Art And Culture

Music Cultural in Taste, Not Innate

Music Cultural in Taste, Not InnateMusic Cultural in Taste, Not Innate

All cultures enjoy music, but tastes vary. Are the variations cultural or biological? What is it that makes some combinations of notes pleasant and others less so?

New research, published in Nature, suggests that preference depends on nurture, not nature. Pleasant combinations in western music, whether classical or pop, are known as “consonant,” while unpleasant ones are called “dissonant.”

In western culture, a combination of C and G notes, for example, is considered more pleasant than F and B. An editorial published in Nature notes that this combination, nicknamed the “devil in music,” was once considered so obnoxious that religious authorities banned it.

The contrast between consonance and dissonance has been key to western musical composition as far back as Ancient Greece.
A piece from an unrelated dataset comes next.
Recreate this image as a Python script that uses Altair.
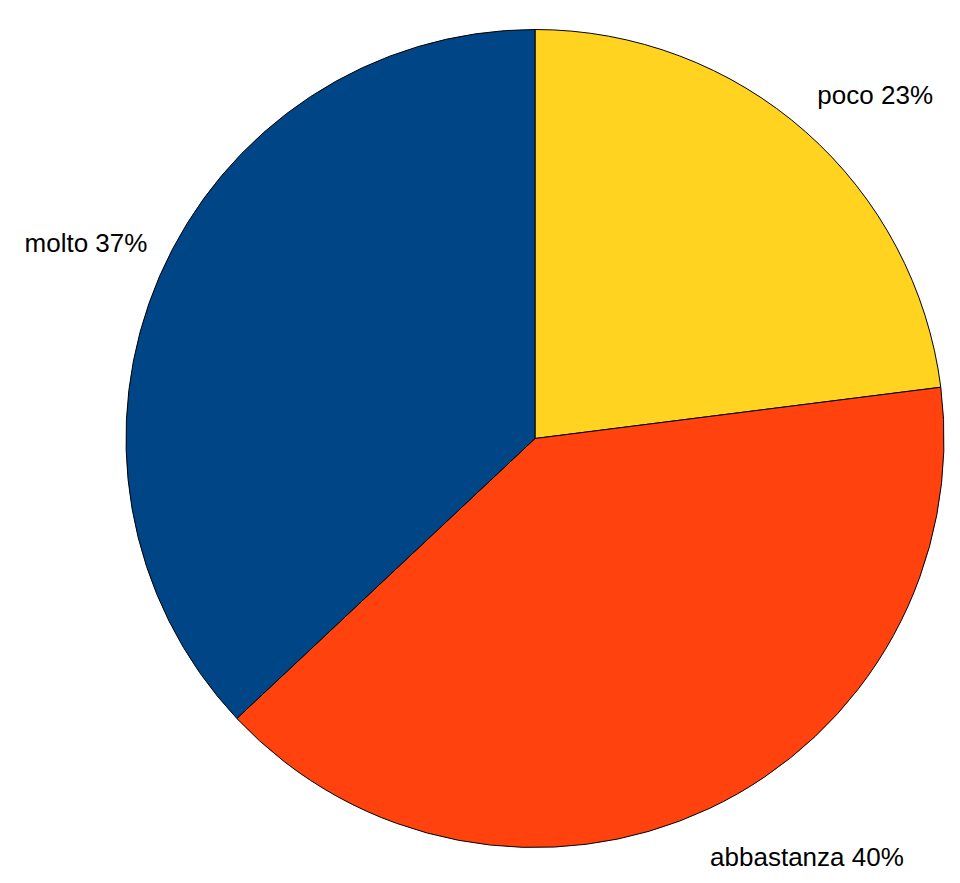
import altair as alt
import pandas as pd

categorie = ["poco", "abbastanza", "molto"]
percentuali = [23, 40, 37]
ordine = [0, 1, 2]
colori = ["#ffd320", "#ff420e", "#004586"]

df = pd.DataFrame({"categoria": categorie, "percentuale": percentuali, "ordine": ordine})

CX, CY = 527, 430.5
theta_scale = alt.Scale(domain=[0, 100])

base = (
    alt.Chart(df)
    .transform_stack(stack="percentuale", as_=["s0", "s1"], groupby=[],
                     sort=[alt.SortField(field="ordine", order="ascending")])
    .transform_calculate(mid="(datum.s0 + datum.s1) / 2",
                         label="datum.categoria + ' ' + datum.percentuale + '%'")
)

arc = base.mark_arc(outerRadius=409, stroke="#000000", strokeWidth=1).encode(
    theta=alt.Theta("s0:Q", scale=theta_scale),
    theta2="s1:Q",
    color=alt.Color("categoria:N", scale=alt.Scale(domain=categorie, range=colori), legend=None),
    x=alt.value(CX),
    y=alt.value(CY),
)

def label(cat, align, dx, dy):
    return base.transform_filter(alt.datum.categoria == cat).mark_text(
        radius=430, align=align, baseline="alphabetic", dx=dx, dy=dy,
        fontSize=26, font="Liberation Sans", color="#000000",
    ).encode(
        theta=alt.Theta("mid:Q", scale=theta_scale),
        text="label:N",
        x=alt.value(CX),
        y=alt.value(CY),
    )

chart = alt.layer(
    arc,
    label("poco", "left", -2, -12),
    label("molto", "right", 7, -16),
    label("abbastanza", "left", -8, 38),
).properties(
    width=944, height=867, padding=0,
    autosize=alt.AutoSizeParams(type="none"),
).configure_view(stroke=None)

chart.save("out.html", embed_options={"renderer": "svg", "actions": False})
The works of great composers, such as Beethoven, depend on tension between the two.

Experts have long debated what creates people’s musical preferences, reported.

Scientists have argued that perceptions of consonance and dissonance are biological and therefore innate, which means everyone has them. The mathematics of consonant intervals and the underlying regularities of musical sound make them appealing to humans.

Composers and experts in musical culture, on the other hand, believe that preferences for consonant sounds are specifically created by western music culture. People like the sounds that are familiar.

In the current study, a team led by Josh McDermott, an assistant professor of neuroscience in the Department of Brain and Cognitive Sciences at Massachusetts Institute of Technology (MIT) in Boston, MA, and Ricardo Godoy, a professor at Brandeis University in Waltham, MA, carried out two studies, one in 2011 and one in 2015.

They compared the reactions of five groups of people toward consonant and dissonant notes.

One group was the Tsimane’ (Chimane), a remote Amazonian population of around 12,000 people, who live by farming and foraging. Exposure to western culture and music is limited in this group. Over 100 people from the Tsimane’ participated in the study.

Tsimane’ music involves singing and instruments, but not harmonies. Normally only one person or line plays at a time.

Researchers compared their findings for the Tsimane’ with those of four other groups with varied exposure to western music.

From Bolivia, they chose a group of Spanish-speaking people from a town near the Tsimane’, and another group living in La Paz, the Bolivian capital. From the United States, there were two groups, one consisting of musicians and the other non-musicians.

An initial test ensured that participants could distinguish between consonant and dissonant sounds. The findings indicate that people who live in cultures where western music is not generally present do not have a preference for consonance. This suggests that the preference for consonance and harmonic natural sound is not innate. Instead, it seems likely that culture shapes musical taste.